The hype around artificial intelligence is skyrocketing. After going nearly-unmentioned in corporate earnings calls four years ago, the promising technology is name-checked far more frequently in such calls today.
Just six companies mentioned AI in their earnings calls in the first quarter of 2013, according to data compiled by Bloomberg. But by the first quarter of 2017, their number had increased to 244. And between the third and fourth quarters of 2016, the number of companies name-checking AI during earnings calls rose to 191 from 107. The data comes from Bloomberg transcript wire and covers hundreds of thousands of public earnings call transcripts.
“The hype and the expectations in some cases are far beyond the technical reality.”
“We’re in a hype cycle,” Oren Etzioni, CEO of the AIlen Institute for Artificial Intelligence, told BuzzFeed News. “The hype and the expectations in some cases are far beyond the technical reality.”
Artificial intelligence is being mentioned on earnings calls by executives at companies with big AI research operations like Facebook and Alphabet. But it’s also rolling off the tongues of executives at companies you might not expect — Starbucks and Mastercard, for example.
AI’s new role in earnings calls is largely aspirational, Etzioni argued, noting that artificial intelligence is not plug and play, and typically requires a good deal of labor to develop and implement. “It’s not like now we have hundreds of companies delivering cutting edge AI applications,” Etzioni said. “It’s more the case that they perceive the potential.”

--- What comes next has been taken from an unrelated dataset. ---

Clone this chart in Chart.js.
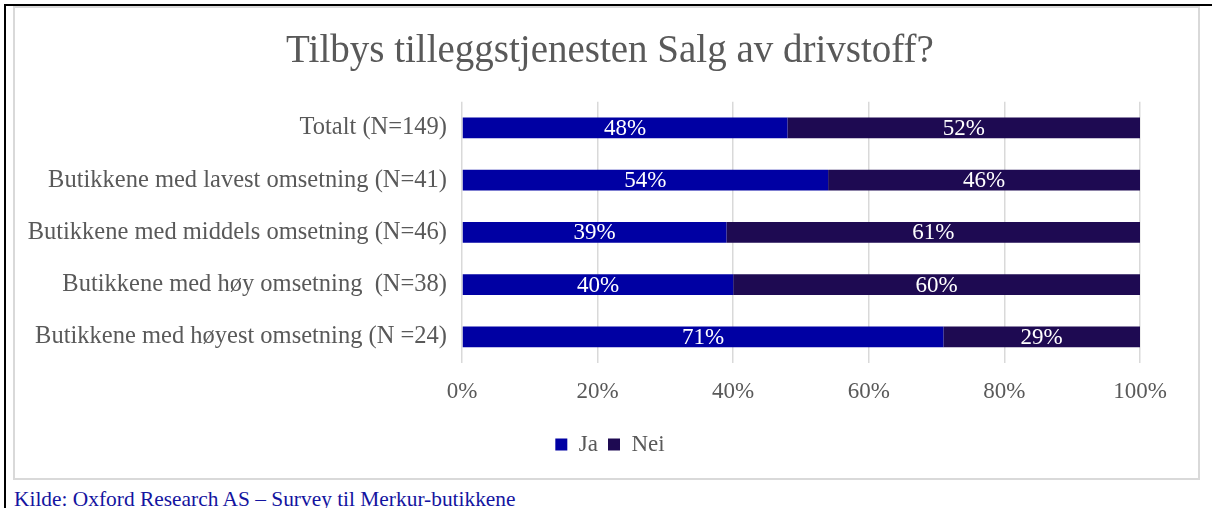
<!DOCTYPE html>
<html lang="no">
<head>
<meta charset="utf-8">
<title>Tilbys tilleggstjenesten Salg av drivstoff?</title>
<script src="https://cdn.jsdelivr.net/npm/chart.js@4.4.1/dist/chart.umd.min.js"></script>
<style>
    html, body {
        margin: 0;
        padding: 0;
        background: #ffffff;
        width: 1212px;
        height: 508px;
        overflow: hidden;
        font-family: "Liberation Serif", "Times New Roman", serif;
    }
    .frame {
        position: absolute;
        left: 4px;
        top: 4px;
        width: 1220px;
        height: 520px;
        border-top: 2px solid #000000;
        border-left: 2px solid #000000;
    }
    .chart-box {
        position: absolute;
        left: 13px;
        top: 6px;
        width: 1183px;
        height: 470px;
        border: 2px solid #d9d9d9;
    }
    .caption {
        position: absolute;
        left: 14px;
        top: 487px;
        font-size: 21.4px;
        line-height: 24px;
        color: #1414a0;
        white-space: nowrap;
    }
</style>
</head>
<body>
<div class="frame"></div>
<div class="chart-box"><canvas id="drivstoff-chart" width="1183" height="470"></canvas></div>
<div class="caption">Kilde: Oxford Research AS – Survey til Merkur-butikkene</div>

<script>
    // Data
    var categories = [
        "Totalt (N=149)",
        "Butikkene med lavest omsetning (N=41)",
        "Butikkene med middels omsetning (N=46)",
        "Butikkene med høy omsetning  (N=38)",
        "Butikkene med høyest omsetning (N =24)"
    ];
    var jaValues = [48, 54, 39, 40, 71];
    var neiValues = [52, 46, 61, 60, 29];
    var xTicks = [0, 20, 40, 60, 80, 100];

    var serif = "'Liberation Serif', 'Times New Roman', serif";
    var grey = "#595959";

    // Percent labels inside the bars
    var barLabels = {
        id: "barLabels",
        afterDatasetsDraw: function (chart) {
            var ctx = chart.ctx;
            ctx.save();
            ctx.font = "23px " + serif;
            ctx.fillStyle = "#ffffff";
            ctx.textAlign = "center";
            ctx.textBaseline = "middle";
            chart.data.datasets.forEach(function (ds, i) {
                chart.getDatasetMeta(i).data.forEach(function (bar, j) {
                    var p = bar.getCenterPoint();
                    ctx.fillText(ds.data[j] + "%", p.x, p.y + 1);
                });
            });
            ctx.restore();
        }
    };

    var ctx = document.getElementById("drivstoff-chart").getContext("2d");
    var myChart = new Chart(ctx, {
        type: "bar",
        data: {
            labels: categories,
            datasets: [{
                    label: "Ja",
                    data: jaValues,
                    backgroundColor: "#0000a3"
                },
                {
                    label: "Nei",
                    data: neiValues,
                    backgroundColor: "#1e0a52"
                }
            ]
        },
        plugins: [barLabels],
        options: {
            indexAxis: "y",
            responsive: false,
            animation: false,
            layout: {
                padding: {left: 7, right: 0, top: 0, bottom: 12}
            },
            datasets: {
                bar: {
                    categoryPercentage: 0.4,
                    barPercentage: 1.0
                }
            },
            scales: {
                x: {
                    stacked: true,
                    min: 0,
                    max: 100,
                    afterBuildTicks: function (scale) {
                        scale.ticks = xTicks.map(function (v) { return {value: v}; });
                    },
                    afterFit: function (scale) {
                        scale.height = 60;
                        scale.paddingRight = 58;
                    },
                    grid: {
                        color: "#d9d9d9",
                        lineWidth: 1.5,
                        drawTicks: false
                    },
                    border: {display: false},
                    ticks: {
                        padding: 15,
                        color: grey,
                        font: {family: serif, size: 23},
                        callback: function (v) { return v + "%"; }
                    }
                },
                y: {
                    stacked: true,
                    afterFit: function (scale) {
                        scale.width = 440;
                    },
                    grid: {display: false, drawTicks: false},
                    border: {display: false},
                    ticks: {
                        padding: 15,
                        color: grey,
                        font: {family: serif, size: 24.5}
                    }
                }
            },
            plugins: {
                title: {
                    display: true,
                    text: "Tilbys tilleggstjenesten Salg av drivstoff?",
                    color: grey,
                    font: {family: serif, size: 39, weight: "normal"},
                    padding: {top: 20, bottom: 27}
                },
                legend: {
                    position: "bottom",
                    labels: {
                        boxWidth: 12,
                        boxHeight: 12,
                        color: grey,
                        font: {family: serif, size: 23}
                    }
                },
                tooltip: {enabled: false}
            }
        }
    });
</script>
</body>
</html>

Etzioni was careful to note that real progress in artificial intelligence field undergirds the current wave of optimism, but cautioned that too much enthusiasm could be problematic. The hype puts the AI field is at risk of another “AI Winter,” a period in which AI scientists’ failure to deliver on outsized expectations causes funding to dry up, along with technological progress. The last such winter occurred in the 1990s.

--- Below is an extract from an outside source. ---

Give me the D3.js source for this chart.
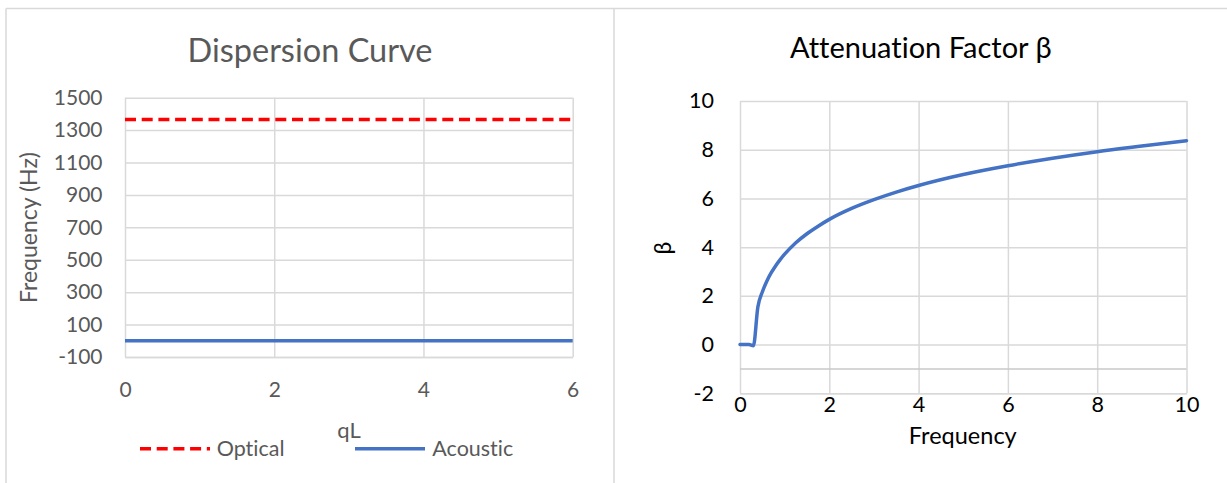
<!DOCTYPE html>
<html>
<head>
<meta charset="utf-8">
<script src="https://cdn.jsdelivr.net/npm/d3@7"></script>
<style>
  html, body { margin: 0; padding: 0; background: #fff; }
  svg { display: block; font-family: Lato, "Open Sans", sans-serif; font-variant-ligatures: none; }
</style>
</head>
<body>
<svg id="chart" width="1227" height="483"></svg>
<script>
// ---------- Data ----------
// Dispersion curve (left)
const qL = [0, 0.5, 1, 1.5, 2, 2.5, 3, 3.5, 4, 4.5, 5, 5.5, 6];
const opticalFreq = [1365, 1365, 1365, 1365, 1365, 1365, 1365, 1365, 1365, 1365, 1365, 1365, 1365];
const acousticFreq = [0, 0, 0, 0, 0, 0, 0, 0, 0, 0, 0, 0, 0];
const leftXTicks = [0, 2, 4, 6];
const leftYTicks = [-100, 100, 300, 500, 700, 900, 1100, 1300, 1500];

// Attenuation factor (right)
const freq = [0, 0.1, 0.2, 0.3, 0.4, 0.5, 0.6, 0.7, 0.8, 0.9, 1, 1.25, 1.5, 1.75, 2, 2.5, 3, 3.5, 4, 5, 6, 7, 8, 9, 10];
const beta = [0, 0, 0, -0.05, 1.54, 2.16, 2.60, 2.95, 3.24, 3.49, 3.71, 4.18, 4.55, 4.86, 5.14, 5.59, 5.95, 6.26, 6.53, 6.98, 7.34, 7.65, 7.92, 8.15, 8.37];
const rightXTicks = [0, 2, 4, 6, 8, 10];
const rightYTicks = [-2, 0, 2, 4, 6, 8, 10];

const svg = d3.select("#chart");
const gridColor = "#d9d9d9";
const fmt = d => String(d);

// ---------- Panel borders ----------
svg.append("line").attr("x1", 6).attr("x2", 1227).attr("y1", 8.5).attr("y2", 8.5)
  .attr("stroke", gridColor).attr("stroke-width", 1.5);
svg.append("line").attr("x1", 6).attr("x2", 6).attr("y1", 8.5).attr("y2", 483)
  .attr("stroke", gridColor).attr("stroke-width", 1.5);
svg.append("line").attr("x1", 614).attr("x2", 614).attr("y1", 8.5).attr("y2", 483)
  .attr("stroke", gridColor).attr("stroke-width", 1.5);

// ---------- Left chart ----------
(function () {
  const L = { left: 125, right: 572.7, top: 97.7, bottom: 357 };
  const x = d3.scaleLinear().domain([0, 6]).range([L.left, L.right]);
  const y = d3.scaleLinear().domain([-100, 1500]).range([L.bottom, L.top]);
  const textCol = "#595959";
  const g = svg.append("g");

  const ya = g.append("g").attr("transform", `translate(${L.left},0)`)
    .call(d3.axisLeft(y).tickValues(leftYTicks).tickSizeInner(-(L.right - L.left)).tickSizeOuter(0).tickPadding(22.5).tickFormat(fmt));
  ya.select(".domain").remove();
  ya.selectAll(".tick line").attr("stroke", gridColor).attr("stroke-width", 1.5);
  ya.selectAll(".tick text").attr("fill", textCol).style("font-size", "21px").attr("font-family", "Lato");

  const xa = g.append("g").attr("transform", `translate(0,${L.bottom})`)
    .call(d3.axisBottom(x).tickValues(leftXTicks).tickSizeInner(-(L.bottom - L.top)).tickSizeOuter(0).tickPadding(25.5).tickFormat(fmt));
  xa.select(".domain").attr("stroke", gridColor).attr("stroke-width", 1.5);
  xa.selectAll(".tick line").attr("stroke", gridColor).attr("stroke-width", 1.5);
  xa.selectAll(".tick text").attr("fill", textCol).style("font-size", "21px").attr("font-family", "Lato");

  const line = d3.line().x((d, i) => x(qL[i])).y(d => y(d));
  g.append("path").datum(acousticFreq).attr("d", line)
    .attr("fill", "none").attr("stroke", "#4472C4").attr("stroke-width", 3.5);
  g.append("path").datum(opticalFreq).attr("d", line)
    .attr("fill", "none").attr("stroke", "#FF0000").attr("stroke-width", 3.5)
    .attr("stroke-dasharray", "11,5.7");

  g.append("text").attr("x", 310).attr("y", 61.7).attr("text-anchor", "middle")
    .attr("fill", textCol).style("font-size", "32.5px").text("Dispersion Curve");
  g.append("text").attr("transform", "translate(37,227.5) rotate(-90)").attr("text-anchor", "middle")
    .attr("fill", textCol).style("font-size", "23px").text("Frequency (Hz)");
  g.append("text").attr("x", 349).attr("y", 437.5).attr("text-anchor", "middle")
    .attr("fill", textCol).style("font-size", "22px").text("qL");

  const leg = g.append("g");
  leg.append("line").attr("x1", 140).attr("x2", 210).attr("y1", 448.7).attr("y2", 448.7)
    .attr("stroke", "#FF0000").attr("stroke-width", 3.5).attr("stroke-dasharray", "11,5.7");
  leg.append("text").attr("x", 216.7).attr("y", 456).attr("fill", textCol)
    .style("font-size", "21.5px").text("Optical");
  leg.append("line").attr("x1", 355).attr("x2", 425).attr("y1", 448.7).attr("y2", 448.7)
    .attr("stroke", "#4472C4").attr("stroke-width", 3.5);
  leg.append("text").attr("x", 432.3).attr("y", 456).attr("fill", textCol)
    .style("font-size", "21.5px").text("Acoustic");
})();

// ---------- Right chart ----------
(function () {
  const R = { left: 740, right: 1186.5, top: 101, bottom: 393.3 };
  const x = d3.scaleLinear().domain([0, 10]).range([R.left, R.right]);
  const y = d3.scaleLinear().domain([-2, 10]).range([R.bottom, R.top]);
  const textCol = "#000000";
  const g = svg.append("g");

  const ya = g.append("g").attr("transform", `translate(${R.left},0)`)
    .call(d3.axisLeft(y).tickValues(rightYTicks).tickSizeInner(-(R.right - R.left)).tickSizeOuter(0).tickPadding(26).tickFormat(fmt));
  ya.select(".domain").remove();
  ya.selectAll(".tick line").attr("stroke", gridColor).attr("stroke-width", 1.5);
  ya.selectAll(".tick text").attr("fill", textCol).style("font-size", "21.5px").attr("font-family", "Lato");

  const xa = g.append("g").attr("transform", `translate(0,${R.bottom})`)
    .call(d3.axisBottom(x).tickValues(rightXTicks).tickSizeInner(-(R.bottom - R.top)).tickSizeOuter(0).tickPadding(3).tickFormat(fmt));
  xa.select(".domain").attr("stroke", gridColor).attr("stroke-width", 1.5);
  xa.selectAll(".tick line").attr("stroke", gridColor).attr("stroke-width", 1.5);
  xa.selectAll(".tick text").attr("fill", textCol).style("font-size", "21.5px").attr("font-family", "Lato");

  g.append("line").attr("x1", R.left).attr("x2", R.right).attr("y1", y(-1)).attr("y2", y(-1))
    .attr("stroke", "#c9c9c9").attr("stroke-width", 1.5);

  const line = d3.line().x((d, i) => x(freq[i])).y(d => y(d)).curve(d3.curveMonotoneX);
  g.append("path").datum(beta).attr("d", line)
    .attr("fill", "none").attr("stroke", "#4472C4").attr("stroke-width", 3.5)
    .attr("stroke-linejoin", "round").attr("stroke-linecap", "round");

  g.append("text").attr("x", 920.8).attr("y", 57.7).attr("text-anchor", "middle")
    .attr("fill", textCol).style("font-size", "29px").text("Attenuation Factor β");
  g.append("text").attr("transform", "translate(671,248) rotate(-90)").attr("text-anchor", "middle")
    .attr("fill", textCol).style("font-size", "23px").text("β");
  g.append("text").attr("x", 962.8).attr("y", 444.3).attr("text-anchor", "middle")
    .attr("fill", textCol).style("font-size", "23.5px").text("Frequency");
})();
</script>
</body>
</html>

“[If] AI is currently the flavor of the month, we could swing back to an AI winter where the government and major corporations will decline to invest,” Etzioni said. But he also cautioned against dismissing true AI progress out of hand. “The challenges we’re going to have in the transportation sector of job losses there — that’s not hype,” Etzioni said. “That’s coming soon and we need to address it.”